C(b,5)/C(t,5) or equivalently P(b,5)/P(t,5)

and NOT b^5/t^5.

It seems you have simply found that 5129/5892 is a rational approximation for (1/2)^(1/5) which in any case is irrational.

09-16-2003, 05:26 PM
If it's balls are kept out after each draw, it would just be solving algebra.

B = Number Blue Balls
N = Total Balls

First draw: P(Blue ball) = B/N
2nd draw: P(Blue ball) = B-1/N-1

Multiply all draws and set equal to .5

1 Equation, 2 variables - start with N=6 and "trial and error" until the equation balances. Or use Solver in Excel.

09-16-2003, 05:34 PM
You are wrong.
The probability of drawing 5 blue balls from 9 blue and 1 red ball is (9/10)*(8/9)*(7/8)*(6/7)*(5/6) = 5/10=0.5 exactly.
your (0.9)^5 applies to the case when balls would be put back into the box after each removal, which was not the case here.

09-16-2003, 06:28 PM
Don't ask

What is the smallest number of balls and how many of them blue should he have placed in the box to get that result?

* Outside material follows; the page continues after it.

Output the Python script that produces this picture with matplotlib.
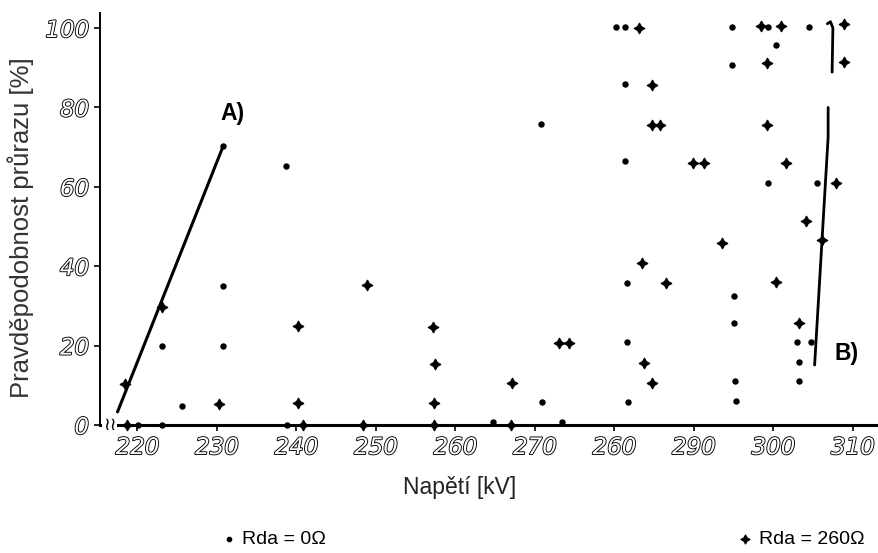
import matplotlib
matplotlib.use('Agg')
import matplotlib.pyplot as plt
import matplotlib.patheffects as pe

# --- data ---
# Rda = 0 ohm (dots)
dot_x = [230.8, 238.7, 223.1, 225.6, 230.8, 230.8, 223.1, 220.1, 238.8, 264.7,
         270.9, 273.4, 270.8, 280.2, 281.3, 281.4, 281.3, 294.8, 294.8, 299.3,
         300.3, 299.3, 304.5, 305.5, 281.6, 295.0, 295.0, 303.0, 303.2, 303.2,
         281.6, 281.7, 295.2, 295.3, 304.8]
dot_y = [70.3, 65.2, 19.9, 4.8, 19.9, 35.0, 0.0, 0.0, 0.0, 0.8,
         5.8, 0.8, 75.8, 100.3, 100.3, 85.9, 66.5, 100.3, 90.7, 100.3,
         95.7, 61.0, 100.3, 61.0, 35.8, 32.5, 25.7, 20.9, 15.9, 11.1,
         20.9, 5.8, 11.1, 6.0, 20.9]

# Rda = 260 ohm (stars)
star_x = [218.4, 223.1, 230.3, 240.2, 240.2, 240.8, 248.9, 248.4, 257.2, 257.3,
          257.3, 257.5, 267.0, 267.1, 273.0, 274.3, 283.1, 284.7, 284.7, 285.8,
          289.9, 291.3, 293.5, 298.5, 301.0, 299.2, 299.2, 301.6, 308.9, 308.9,
          307.9, 304.1, 306.1, 283.5, 286.5, 300.4, 303.2, 283.7, 284.8, 218.7]
star_y = [10.3, 29.7, 5.3, 5.5, 25.0, 0.0, 35.3, 0.0, 24.7, 5.5,
          0.0, 15.3, 0.0, 10.6, 20.7, 20.7, 100.0, 85.6, 75.6, 75.6,
          66.0, 66.0, 45.8, 100.5, 100.5, 91.2, 75.6, 66.0, 101.0, 91.4,
          61.0, 51.4, 46.6, 40.8, 35.8, 36.0, 25.7, 15.6, 10.6, 0.0]

# hand-drawn lines A) and B)
lineA_x = [217.5, 230.8]
lineA_y = [3.3, 70.3]
lineB_low_x = [305.2, 306.9, 306.9]
lineB_low_y = [15.1, 72.5, 80.0]
lineB_up_x = [307.4, 307.5, 307.2, 306.8]
lineB_up_y = [88.9, 100.0, 101.6, 101.1]

xticks = [220, 230, 240, 250, 260, 270, 280, 290, 300, 310]
xtick_labels = ['220', '230', '240', '250', '260', '270', '260', '290', '300', '310']
yticks = [0, 20, 40, 60, 80, 100]

fig = plt.figure(figsize=(8.79, 5.53), dpi=100)
ax = fig.add_axes([0.1138, 0.2315, 0.8862, 0.745])

ax.plot(lineA_x, lineA_y, color='black', lw=2.2, solid_capstyle='round')
ax.plot(lineB_low_x, lineB_low_y, color='black', lw=2.0, solid_capstyle='round')
ax.plot(lineB_up_x, lineB_up_y, color='black', lw=2.0, solid_capstyle='round')

dots = ax.scatter(dot_x, dot_y, s=13, color='black', marker='o',
                  clip_on=False, zorder=3, label='Rda = 0Ω')
stars = ax.scatter(star_x, star_y, s=55, color='black', marker=(4, 1, 0),
                   clip_on=False, zorder=3, label='Rda = 260Ω')

ax.set_xlim(215.3, 313.3)
ax.set_ylim(0, 103.8)

for s in ['top', 'right']:
    ax.spines[s].set_visible(False)
ax.spines['bottom'].set_linewidth(2.2)
ax.spines['left'].set_linewidth(1.4)

ax.set_xticks(xticks)
ax.set_xticklabels(xtick_labels)
ax.set_yticks(yticks)
ax.tick_params(axis='both', direction='out', length=4, width=1.2, pad=4)

outline = [pe.withStroke(linewidth=1.3, foreground='black')]
for lab in ax.get_xticklabels() + ax.get_yticklabels():
    lab.set_fontsize(16.5)
    lab.set_fontstyle('italic')
    lab.set_color('white')
    lab.set_path_effects(outline)

# axis break symbol
ax.text(216.5, 0, '≀≀', ha='center', va='center', fontsize=13,
        family='DejaVu Sans', bbox=dict(facecolor='white', edgecolor='none', pad=0.5),
        clip_on=False, zorder=4)

ax.text(232.0, 78.6, 'A)', ha='center', va='center', fontsize=16.5,
        family='Liberation Sans', weight='bold')
ax.text(309.2, 18.1, 'B)', ha='center', va='center', fontsize=16.5,
        family='Liberation Sans', weight='bold')

fig.text(0.523, 0.119, 'Napětí [kV]', ha='center', va='center',
         fontsize=16.5, family='Liberation Sans', color='#222222')
fig.text(0.0235, 0.588, 'Pravděpodobnost průrazu [%]', ha='center', va='center',
         rotation=90, fontsize=18.5, family='Liberation Sans', color='#333333')

# legend below the axes, two separate entries
leg_font = {'family': 'Liberation Sans', 'size': 14}
leg1 = fig.legend(handles=[dots], loc='center left', bbox_to_anchor=(0.229, 0.025),
                  frameon=False, handletextpad=0.2, handlelength=1.0,
                  markerscale=0.85, prop=leg_font)
leg2 = fig.legend(handles=[stars], loc='center left', bbox_to_anchor=(0.817, 0.025),
                  frameon=False, handletextpad=0.2, handlelength=1.0,
                  markerscale=0.85, prop=leg_font)

fig.savefig('out.png', dpi=100)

I've just been talking to a number theorist friend and the interesting question is this:

What is the LARGEST number of balls and how many of them blue should he have placed in the box to get that result?

Is there a largest? Is there any solution other than the obvious one? Same question with any number 3 or more balls. (With the 2 ball version there are infinitely many solutions.)

09-16-2003, 09:35 PM
Here's a simple way without a computer.

Since it asks for the minimum number of balls, the number of blue balls (B) would have to be just 1 less than the number of total balls (N). It can't be like 5000 total and 4852 are blue - even though something like that could work.

Prob(5 blue balls in a row) =
B/N * B-1/N-1 * B-2/N-2 * B-3/N-3 * B-4/N-4 = .50

Substitute B=N-1...do the cancelling....and you get:

(N-5)/N = .5


09-18-2003, 11:41 AM
The original post asked for a solution without iteration. Guessing (or "assuming") IS iteration when you dont guess right the first time!

09-18-2003, 01:16 PM
They are using a method referred to by mathematicians by the technical term "cracking a walnut with a sledgehammer".

09-18-2003, 11:33 PM
those are the applied mathematicians of course.